Dans un récent arrêt, la Cour de cassation a jugé que les primes issues d'un rachat total d’une assurance vie et reversées sur un nouveau contrat ne peuvent pas être considérées comme étant « manifestement exagérées » et n'ont donc pas à être intégrées à la succession.


Dès lors qu’elles proviennent d’un contrat d’assurance vie racheté, les primes versées ne peuvent pas être considérées comme étant « manifestement exagérées ». Tel est le jugement prononcé par la première chambre civile de la Cour de cassation dans un arrêt daté du 9 février 2022.

Pour comprendre l’affaire examinée par la Cour, il faut savoir que l’assurance vie est considérée comme étant « hors succession ». Cela signifie que les capitaux versés au(x) bénéficiaire(x) désigné(s), de son vivant, par le souscripteur décédé n’entrent pas dans l’actif successoral de ce dernier. À ce titre, non seulement les sommes n’ont pas à respecter l’ordre de succession (le conjoint, puis les enfants ou à défaut les petits-enfants, puis les parents, les frères et sœurs…), mais elles ne sont pas assujetties aux droits de succession (*).


Un garde-fou

Pour éviter notamment que l’assurance vie ne soit utilisée par un parent pour déshériter ses enfants, le Code des assurances prévoit, toutefois, un garde-fou : si les primes versées sur le contrat ont « un caractère manifestement exagéré eu égard à l'âge du souscripteur, à sa situation patrimoniale et familiale et à l'utilité que revêtait pour lui l'opération », elles doivent être intégrées au patrimoine du défunt et donc soumises aux règles successorales.

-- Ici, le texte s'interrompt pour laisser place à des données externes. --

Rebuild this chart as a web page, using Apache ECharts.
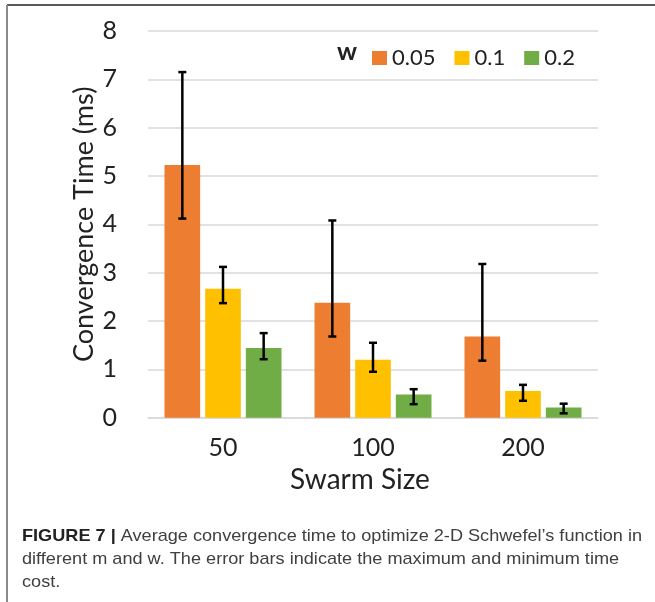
<!DOCTYPE html>
<html>
<head>
<meta charset="utf-8">
<script src="https://cdn.jsdelivr.net/npm/echarts@6/dist/echarts.min.js"></script>
<style>
html,body{margin:0;padding:0;background:#fff;}
#chart{width:655px;height:602px;}
</style>
</head>
<body>
<div id="chart"></div>
<script>
// ---- data ----
var categories = ['50', '100', '200'];
var seriesNames = ['0.05', '0.1', '0.2'];
var mean005 = [5.23, 2.38, 1.68];
var high005 = [7.15, 4.08, 3.18];
var low005  = [4.12, 1.68, 1.18];
var mean01  = [2.67, 1.20, 0.55];
var high01  = [3.12, 1.55, 0.68];
var low01   = [2.37, 0.95, 0.35];
var mean02  = [1.44, 0.48, 0.21];
var high02  = [1.75, 0.59, 0.29];
var low02   = [1.21, 0.28, 0.09];
var yTicks = [0, 1, 2, 3, 4, 5, 6, 7, 8];
var captionLines = [
  ['FIGURE 7 |', ' Average convergence time to optimize 2-D Schwefel\u2019s function in'],
  ['', 'different m and w. The error bars indicate the maximum and minimum time'],
  ['', 'cost.']
];

var means = [mean005, mean01, mean02];
var highs = [high005, high01, high02];
var lows  = [low005, low01, low02];
var colors = ['#ED7D31', '#FFC000', '#70AD47'];
var CAT_GAP = 0.22, BAR_GAP = 0.14;
var FONT = 'Lato';
var CAP_FONT = 'Liberation Sans';
var CAP_SIZE = 17;

// caption horizontal fit so line 1 spans the same width as the reference
var ctx = document.createElement('canvas').getContext('2d');
ctx.font = 'bold ' + CAP_SIZE + 'px "' + CAP_FONT + '"';
var wBold = ctx.measureText(captionLines[0][0]).width;
ctx.font = CAP_SIZE + 'px "' + CAP_FONT + '"';
var wReg = ctx.measureText(captionLines[0][1]).width;
var capScale = 620 / (wBold + wReg);

var chart = echarts.init(document.getElementById('chart'), null, {renderer: 'canvas'});

var series = [];
seriesNames.forEach(function (name, i) {
  series.push({
    name: name,
    type: 'bar',
    data: means[i],
    barGap: (BAR_GAP * 100) + '%',
    barCategoryGap: (CAT_GAP * 100) + '%',
    itemStyle: {color: colors[i]},
    z: 2
  });
});
seriesNames.forEach(function (name, i) {
  var errData = categories.map(function (c, k) { return [k, lows[i][k], highs[i][k]]; });
  series.push({
    type: 'custom',
    name: name + ' err',
    data: errData,
    z: 5,
    renderItem: function (params, api) {
      var k = api.value(0);
      var band = api.size([1, 0])[0];
      var bw = band * (1 - CAT_GAP) / (3 + 2 * BAR_GAP);
      var off = (i - 1) * bw * (1 + BAR_GAP);
      var lo = api.coord([k, api.value(1)]);
      var hi = api.coord([k, api.value(2)]);
      var x = lo[0] + off;
      var cap = 4;
      var st = {stroke: '#000', lineWidth: 2.5};
      return {
        type: 'group',
        children: [
          {type: 'line', shape: {x1: x, y1: lo[1], x2: x, y2: hi[1]}, style: st},
          {type: 'line', shape: {x1: x - cap, y1: lo[1], x2: x + cap, y2: lo[1]}, style: st},
          {type: 'line', shape: {x1: x - cap, y1: hi[1], x2: x + cap, y2: hi[1]}, style: st}
        ]
      };
    }
  });
});

var captionGraphics = captionLines.map(function (ln, j) {
  var txt = (ln[0] ? '{b|' + ln[0] + '}' : '') + ln[1];
  return {
    type: 'text', x: 22, y: 528 + j * 23, scaleX: capScale,
    style: {
      text: txt, fontFamily: CAP_FONT, fontSize: CAP_SIZE, fill: '#404040',
      rich: {b: {fontFamily: CAP_FONT, fontWeight: 'bold', fontSize: CAP_SIZE, fill: '#222'}}
    }
  };
});

var option = {
  animation: false,
  backgroundColor: '#fff',
  textStyle: {fontFamily: FONT},
  grid: {left: 148, right: 57, top: 31, bottom: 184.3, containLabel: false},
  legend: {
    data: seriesNames,
    left: 367,
    top: 42,
    icon: 'rect',
    itemWidth: 15,
    itemHeight: 14,
    itemGap: 19,
    textStyle: {fontFamily: FONT, fontSize: 22, color: '#222'}
  },
  xAxis: {
    type: 'category',
    data: categories,
    name: 'Swarm Size',
    nameLocation: 'middle',
    nameGap: 48,
    nameMoveOverlap: false,
    nameTextStyle: {fontFamily: FONT, fontSize: 28, color: '#222', padding: [0, 26, 0, 0]},
    axisLine: {show: true, lineStyle: {color: '#d9d9d9', width: 1.5}},
    axisTick: {show: false},
    axisLabel: {fontFamily: FONT, fontSize: 25, color: '#222', margin: 18}
  },
  yAxis: {
    type: 'value',
    min: yTicks[0],
    max: yTicks[yTicks.length - 1],
    interval: 1,
    name: 'Convergence Time (ms)',
    nameLocation: 'middle',
    nameGap: 50,
    nameMoveOverlap: false,
    nameTextStyle: {fontFamily: FONT, fontSize: 27, color: '#222'},
    axisLine: {show: false},
    axisTick: {show: false},
    axisLabel: {fontFamily: FONT, fontSize: 25, color: '#222', margin: 31},
    splitLine: {lineStyle: {color: '#d9d9d9', width: 1.5}}
  },
  graphic: [
    {type: 'line', shape: {x1: 7, y1: 5, x2: 655, y2: 5}, style: {stroke: '#222', lineWidth: 1.5}, z: 10},
    {type: 'line', shape: {x1: 7, y1: 5, x2: 7, y2: 602}, style: {stroke: '#8a8a8a', lineWidth: 2}, z: 10},
    {type: 'text', left: 337, top: 39, style: {text: 'w', fontFamily: FONT, fontWeight: 'bold', fontSize: 25, fill: '#222'}}
  ].concat(captionGraphics),
  series: series
};
chart.setOption(option);
</script>
</body>
</html>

C’est sur ce caractère « manifestement exagéré » que la Cour de cassation devait, en l’espèce, statuer. L’affaire concerne un homme qui avait ouvert un contrat d’assurance vie. Au décès de sa femme, il se remarie. Il effectue un rachat total de son assurance vie et reverse les sommes rachetées dans un nouveau contrat. L’homme désigne sa seconde épouse comme l’unique bénéficiaire de sa nouvelle assurance vie.


Bénéfice à comptabiliser

À son décès, sa fille, née de son premier mariage, conteste le bénéfice de sa belle-mère au motif que les primes versées sur le second contrat d’assurance vie étaient manifestement exagérées et devaient donc être comptabilisées dans l’actif successoral de son père décédé. Dans un arrêt du 26 mai 2020, la cour d’appel de Versailles réfute l’argument, puisque les primes en question étaient issues de la première assurance vie.

La fille se pourvoit en cassation. La plus haute instance de la justice française confirme la décision des juges de fond. Le caractère manifestement exagéré « ne s'applique pas aux primes versées sur un contrat d'assurance sur la vie racheté par son souscripteur », rappelle la Cour de cassation. En conséquence, la Cour rejette le pourvoi et condamne la fille à verser 3.000 euros aux deux sœurs de sa belle-mère, qui est décédée entretemps, et qui sont les représentantes légales de la défunte.

(*) Hormis pour les capitaux issus des primes versées après les 70 ans du souscripteur au-delà de 30.500 euros.